Hmm...I notice that Lexar just announced new UDMA7 CF cards. Can't find the sustained write speeds, but sustained read is 150MB/s, so if write is near that it might possibly support the 120MB/s needed for the RAW 1080p30.
Too bad it doesn't have USB 3.0, that would support enough bandwidth to send raw 1080p50/60 streams to an external system to write. Assuming the external system could support the write speeds of course.
If it's 1GB = 9 second, then a $800 128GB card can store 19 mins of footage. Not very practical I would think.
19 minutes is more than a 1000 foot spool of 35mm film. That's really not so bad. But it doesn't shoot full resolution in raw, because why would it shoot 6fps at 3:2 and then 30fps cropped to 16:9. Makes no sense.
If there were any hope for raw video it would be something similar to sraw.
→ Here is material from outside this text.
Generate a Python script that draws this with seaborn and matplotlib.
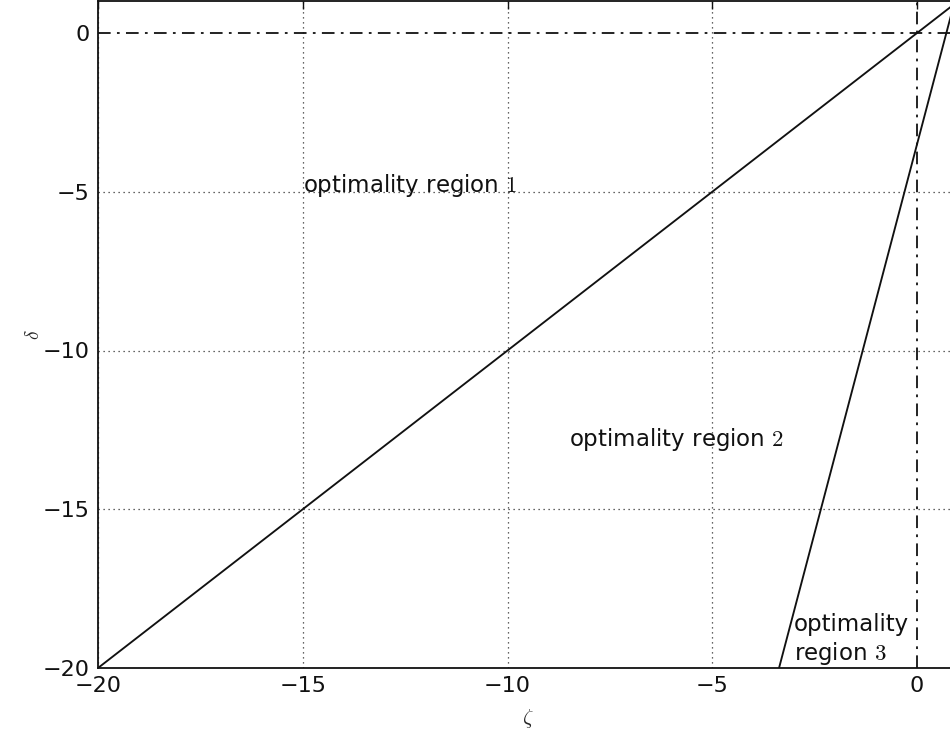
import numpy as np
import pandas as pd
import matplotlib
matplotlib.use("Agg")
import matplotlib.pyplot as plt
import seaborn as sns

# boundary between region 1 and region 2: delta = zeta
boundary_12_zeta = [-20.0, 1.0]
boundary_12_delta = [-20.0, 1.0]
# boundary between region 2 and region 3: delta = 4.9 zeta - 3.5
boundary_23_zeta = [-3.37, 0.92]
boundary_23_delta = [-20.0, 1.0]

region_labels = ["optimality region $1$", "optimality region $2$", "optimality\nregion $3$"]
region_zeta = [-15.0, -8.5, -3.0]
region_delta = [-5.0, -13.0, -19.75]

ticks = [-20, -15, -10, -5, 0]

sns.set_style("white")
plt.rcParams["font.family"] = ["DejaVu Sans"]
plt.rcParams["mathtext.fontset"] = "cm"

fig = plt.figure(figsize=(9.5, 7.42), dpi=100)
ax = fig.add_axes([98 / 950, 1 - 668 / 742, 860 / 950, 666.75 / 742])

df = pd.concat([
    pd.DataFrame({"zeta": boundary_12_zeta, "delta": boundary_12_delta, "b": "12"}),
    pd.DataFrame({"zeta": boundary_23_zeta, "delta": boundary_23_delta, "b": "23"}),
])
for key, sub in df.groupby("b"):
    sns.lineplot(data=sub, x="zeta", y="delta", sort=False, estimator=None,
                 color="#111111", lw=1.35, ax=ax, legend=False, zorder=3)

ax.axhline(0, color="#111111", lw=1.3, dashes=(7, 3.5, 1.5, 3.5), zorder=3)
ax.axvline(0, color="#111111", lw=1.3, dashes=(7, 3.5, 1.5, 3.5), zorder=3)

for lab, zx, dy in zip(region_labels, region_zeta, region_delta):
    ax.text(zx, dy, lab, fontsize=16.5, color="#111111")

ax.set_xlim(-20, 1)
ax.set_ylim(-20, 1)
ax.set_xticks(ticks)
ax.set_yticks(ticks)
ax.grid(True, ls=(0, (1, 3)), color="#333333", lw=0.9)
# the zero lines are drawn dash-dotted instead of as grid lines
for gl, t in zip(ax.xaxis.get_gridlines(), ticks):
    gl.set_visible(t != 0)
for gl, t in zip(ax.yaxis.get_gridlines(), ticks):
    gl.set_visible(t != 0)
ax.tick_params(direction="in", length=6, width=1, labelsize=16, top=True, right=True,
               colors="#111111", pad=6)
for s in ax.spines.values():
    s.set_color("#111111")
    s.set_linewidth(1.3)

ax.set_xlabel(r"$\zeta$", fontsize=15, labelpad=8)
ax.set_ylabel(r"$\delta$", fontsize=14, labelpad=0)

fig.savefig("out.png", dpi=100)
A quarter the resolution so maybe four times the frame rate? That would be a HUGE deal, although the video would still suffer from aliasing.
Also, remember that bayer sensors don't record as much detail as their stated resolution--red's 4k isn't as sharp as a IMAX scanned and downressed to 4k... "720p raw" would look like SD and alias worse than the current generation's output.
But it's not going to happen. These specs are based on what's posted on one website--one website that erroneously claims the 5DII and 7D record in "avi and raw." When, really, they record in .mov, raw, and jpeg.
The video samples from the 1DX aren't substantially better than those from the 5DII. I wish the 5DIII were a killer video camera, but it seems like Canon is waiting on a lower end cinema dSLR until some time in the future. Fingers crossed, of course--I'd love to order one of these.